Though officially Libyan-born and called Safiya, Croatian and Hungarian media say Gadafy’s wife is actually Sofija Farkas, a Bosnian Croat from Mostar, where she met her future husband when he was studying at a Yugoslav military base in the years before he seized control of Libya in a 1969 coup.

She became his second wife shortly after he took power and bore him seven children, the oldest of which is the notorious Saif al-Islam, who is wanted by the International Criminal Court for crimes against humanity.

Farkas is a common Hungarian name, meaning “wolf”, and Safiya’s grandfather was reportedly Ivan Farkas, a minor official of Hungarian origin who was posted to Mostar when Bosnia was part of the Austro-Hungarian empire.

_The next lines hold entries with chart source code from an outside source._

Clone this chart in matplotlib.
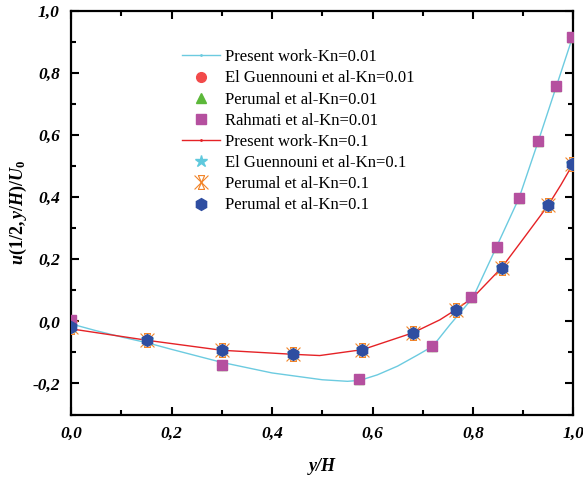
import matplotlib
matplotlib.use("Agg")
import matplotlib.pyplot as plt
from matplotlib.ticker import MultipleLocator, FuncFormatter
from matplotlib.lines import Line2D
from matplotlib.path import Path

# ---- data ----
# Present work curves
line01_x = [0.0, 0.05, 0.1, 0.152, 0.2, 0.3, 0.4, 0.5, 0.55, 0.575, 0.61, 0.65, 0.69, 0.72, 0.754, 0.8, 0.847, 0.892, 0.93, 0.966, 1.0]
line01_y = [-0.008, -0.03, -0.05, -0.069, -0.09, -0.132, -0.166, -0.188, -0.193, -0.19, -0.172, -0.144, -0.108, -0.08, -0.011, 0.077, 0.241, 0.399, 0.581, 0.758, 0.925]

line1_x = [0.0, 0.152, 0.3, 0.442, 0.495, 0.58, 0.68, 0.734, 0.766, 0.8, 0.857, 0.9, 0.95, 0.975, 1.0]
line1_y = [-0.024, -0.061, -0.093, -0.106, -0.110, -0.091, -0.037, 0.005, 0.038, 0.077, 0.173, 0.266, 0.375, 0.44, 0.51]

# Reference data Kn=0.01
ref01_x = [0.0, 0.3, 0.573, 0.718, 0.797, 0.847, 0.892, 0.930, 0.966, 0.998]
ref01_y = [0.005, -0.139, -0.187, -0.080, 0.077, 0.241, 0.399, 0.581, 0.758, 0.915]

# Reference data Kn=0.1
ref1_x = [0.0, 0.152, 0.3, 0.441, 0.579, 0.680, 0.766, 0.857, 0.950, 0.998]
ref1_y = [-0.019, -0.061, -0.093, -0.105, -0.091, -0.037, 0.038, 0.173, 0.375, 0.508]

labels = ["Present work-Kn=0.01", "El Guennouni et al-Kn=0.01", "Perumal et al-Kn=0.01",
          "Rahmati et al-Kn=0.01", "Present work-Kn=0.1", "El Guennouni et al-Kn=0.1",
          "Perumal et al-Kn=0.1", "Perumal et al-Kn=0.1"]

xticks = [0.0, 0.2, 0.4, 0.6, 0.8, 1.0]
yticks = [-0.2, 0.0, 0.2, 0.4, 0.6, 0.8, 1.0]

# ---- styling ----
plt.rcParams['font.family'] = ['Liberation Serif', 'DejaVu Serif']
plt.rcParams['mathtext.fontset'] = 'custom'
plt.rcParams['mathtext.it'] = 'Liberation Serif:italic:bold'
plt.rcParams['mathtext.rm'] = 'Liberation Serif:bold'
plt.rcParams['mathtext.bf'] = 'Liberation Serif:bold:italic'

fig = plt.figure(figsize=(5.83, 4.78), dpi=100)
ax = fig.add_axes([0.1218, 0.1328, 0.9837 - 0.1218, 0.977 - 0.1328])

c_cyan = '#6ccbe0'
c_red = '#e52226'

# custom cross marker (X lattice)
verts = [(-1, -1), (1, 1), (-1, 1), (1, -1),
         (-0.45, -1), (0.45, 1), (-0.45, 1), (0.45, -1),
         (-0.45, 1), (0.45, 1), (-0.45, -1), (0.45, -1)]
codes = [Path.MOVETO, Path.LINETO] * 6
xmark = Path(verts, codes)

ax.plot(line01_x, line01_y, '-', color=c_cyan, lw=1.0, zorder=2)
ax.plot(line1_x, line1_y, '-', color=c_red, lw=1.0, zorder=2)
h1 = Line2D([], [], color=c_cyan, lw=1.0, marker='.', ms=2)
h5 = Line2D([], [], color=c_red, lw=1.0, marker='.', ms=2)

h2, = ax.plot(ref01_x, ref01_y, 'o', color='#f24a4a', ms=7, ls='none', zorder=3)
h3, = ax.plot(ref01_x, ref01_y, '^', color='#5cb83a', ms=7, ls='none', zorder=4)
h4, = ax.plot(ref01_x, ref01_y, 's', color='#b5509f', ms=7, ls='none', zorder=5)

h6, = ax.plot(ref1_x, ref1_y, '*', color='#5fc9dd', ms=9, ls='none', zorder=3)
h7, = ax.plot(ref1_x, ref1_y, marker=xmark, color='#f2852a', mfc='none', mec='#f2852a',
              mew=0.8, ms=10, ls='none', zorder=4)
h8, = ax.plot(ref1_x, ref1_y, 'h', color='#2f4ea1', ms=8.5, ls='none', zorder=5)

ax.set_xlim(0.0, 1.0)
ax.set_ylim(-0.3, 1.0)
ax.set_xticks(xticks)
ax.set_yticks(yticks)
ax.xaxis.set_minor_locator(MultipleLocator(0.1))
ax.yaxis.set_minor_locator(MultipleLocator(0.1))
fmt = FuncFormatter(lambda v, p: ("%.1f" % v).replace('.', ',').replace('-0,0', '0,0'))
ax.xaxis.set_major_formatter(fmt)
ax.yaxis.set_major_formatter(fmt)

for s in ax.spines.values():
    s.set_linewidth(1.6)
ax.tick_params(which='major', direction='in', length=6, width=1.5, top=True, right=True,
               labelsize=12.5, pad=8)
ax.tick_params(which='minor', direction='in', length=3.5, width=1.5, top=True, right=True)
for lab in ax.get_xticklabels() + ax.get_yticklabels():
    lab.set_fontweight('bold')
    lab.set_fontstyle('italic')

ax.set_xlabel('y/H', fontsize=13, fontweight='bold', fontstyle='italic', labelpad=12)
ax.set_ylabel(r'$u(1/2,y/H)/U_0$', fontsize=13, labelpad=2)

leg = ax.legend([h1, h2, h3, h4, h5, h6, h7, h8], labels, frameon=False,
                loc='upper left', bbox_to_anchor=(0.2, 0.93), fontsize=12,
                handlelength=2.3, handletextpad=0.3, labelspacing=0.31,
                borderaxespad=0.2)

fig.savefig('out.png', dpi=100)
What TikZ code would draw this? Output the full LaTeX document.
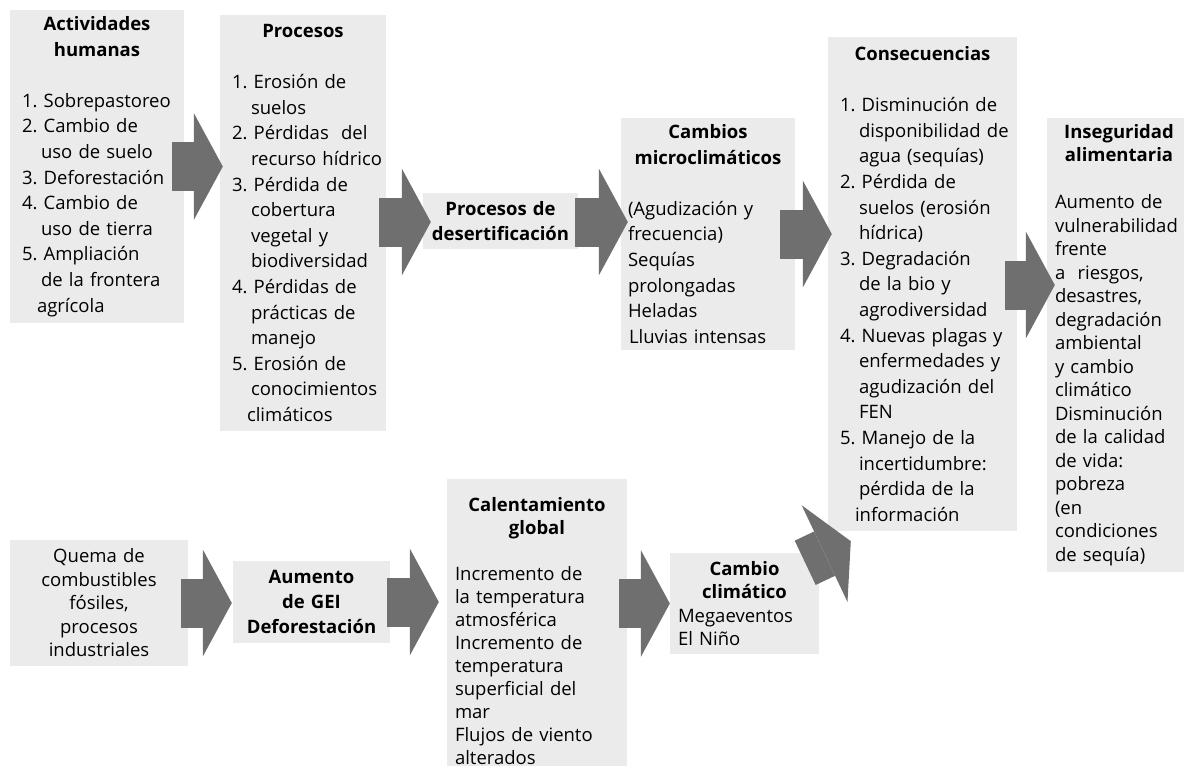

Gadafy’s Libya fostered close relations with the Yugoslavia of Josip Broz Tito. He became an enthusiastic member of the Non-Aligned Movement that Tito championed and a hungry consumer of the weapons his regime produced. Yugoslav engineers are thought to have had a hand in building secret bunkers for Gadafy, as they did for Tito and Saddam Hussein in Iraq.

Tripoli was a staunch supporter of nationalist Serb leader Slobodan Milosevic during the 1990s Yugoslav wars, and Gadafy sent him oil in breach of a UN embargo. In return, Belgrade shipped arms to Libya and helped upgrade its infrastructure and military hardware.

Before its collapse, Yugoslavia made billions of dollars every year from the international arms trade, particularly from weapons sales to countries that were shunned by western powers such as Libya, Iraq and Burma.

While Serbia, Bosnia and Croatia are still occasionally accused of failing to halt black-market arms sales to so-called pariah states, they have also sought to profit from their links with Gadafy by expanding their legal commercial interests. Senior politicians from former Yugoslav states have regularly joined business delegations to Tripoli in recent years.

While condemning his crackdown on opponents and broadly supporting military action against Gadafy, Balkan business leaders now fear they could lose Libyan contracts worth hundreds of millions of euro that were personally approved by Gadafy or his inner circle.